When asked about the women’s claims about the conditions of the housing, Aziz said: “Our contractors haven’t always been reliable. We have been through several different contractors.”

He confirmed that there had been problems with damp, leaks, overcrowding and infestation of insects. He said he was not aware of an infestation of rats although there had previously been an infestation of rats in the property next door to the asylum seekers’ accommodation, which he also owns.

He added: “There are legal requirements that we have to meet as landlords of an HMO. We meet all the legal requirements. It’s for Cromwood to maintain the garden, if it’s unsafe Cromwood would need to deal with that particular issue. When I visited the kitchen I wasn’t happy with the state of it, it clearly needs a refresh. We were planning to redo the kitchen but it just hasn’t transpired. The house generally feels a bit dark.”

“Probably in the last four years there hasn’t been the attention to detail that we would have wanted but we are busy people and we have to rely on the information that’s given to us. If they have concerns we are here to help, let’s see if we can deal with it. We have tried to behave as responsibly as we can within the constraints of not being experts.”

One woman said: “If you see the way we live here you would think we are animals, not humans. Look at the way the landlord next door is living compared with our conditions. This is the kind of place to put goats or chickens, not humans.”

“I blame the Home Office. The landlords and contractors know they can get away with this because the Home Office really doesn’t care. At the end of the day the landlord gets paid and he and his family don’t have to live in these conditions.”

“My health has suffered so much here, my whole body is itchy from bedbug bites and my breathing has got worse because of all the dust. This place is like a cage. We are degraded to almost nothing but we have got no choice. We want the outside world to know what’s really happening behind closed doors.”

Both Clearsprings and Cromwood said the Home Office would respond on their behalf.

A Home Office spokesman said: “Providers are monitored extremely closely to ensure they meet required standards and the contracts include measures to ensure any issues are quickly addressed.”

“Where a contractor is found to be falling short of these standards, we work with them to ensure issues are quickly addressed and when they are not we can and do impose sanctions.”

Following concerns raised by the Guardian about the property, inspectors from Hounslow council have made two visits. A Hounslow council spokesperson said: “Council officers made an unannounced visit to the licensed HMO (house of multiple occupancy) on 28 July.”

“All communal parts of the building were inspected and some issues were noted that we will be taking up with the management as a matter of urgency.

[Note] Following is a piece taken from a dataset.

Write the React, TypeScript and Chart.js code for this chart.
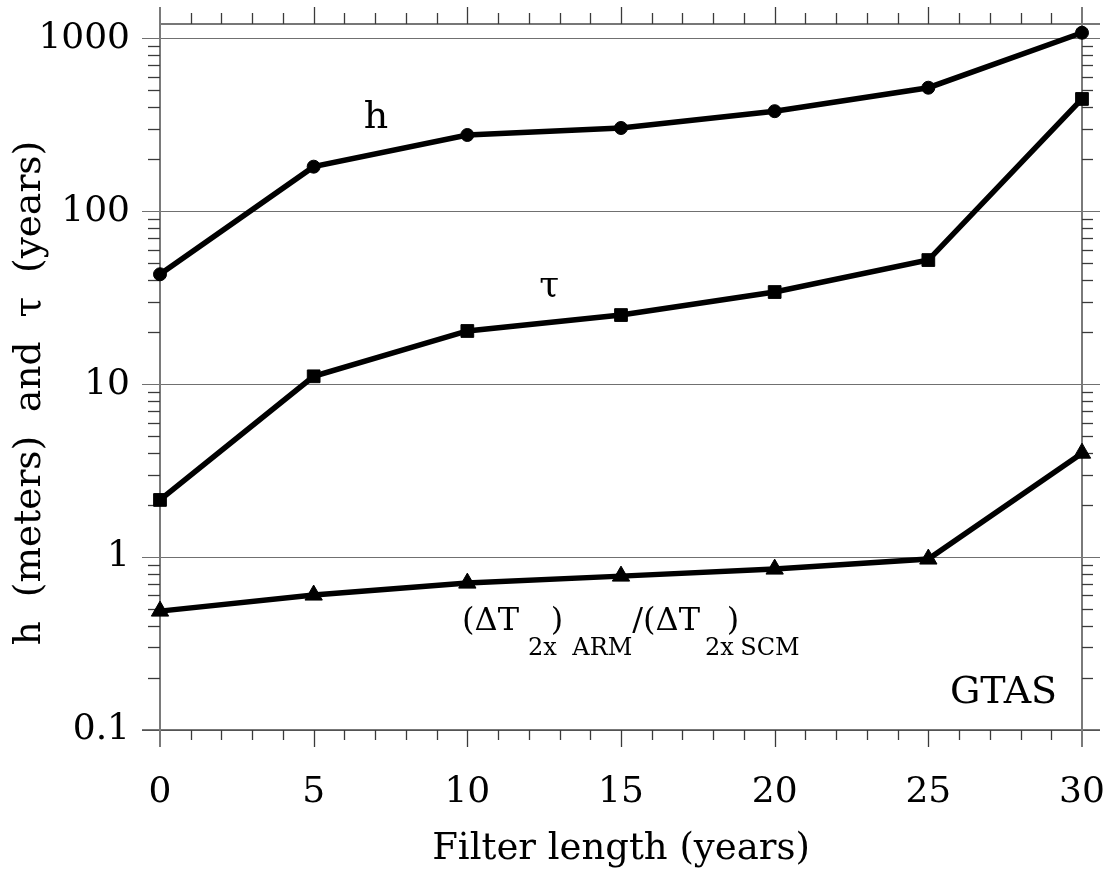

Officers were only able to get access to some of the rooms and will return to do a full inspection.

If further issues are found we will, of course, take all appropriate action to ensure safe conditions for residents.”

The council inspectors later met with the owner and contractors who were on site and who were cooperative and had begun work on issues identified by the council officers on earlier visits. A pest company had also visited the property and found no evidence of cockroaches but did set baits which they will return to inspect.

The Hounslow council spokesperson stated: “The property is licensed to house 31 people and the number of people living there was not found to be over that. A decision will be made on whether the licence should be reviewed with conditions. There will be further visits by the council to monitor the works being carried out by the owner.”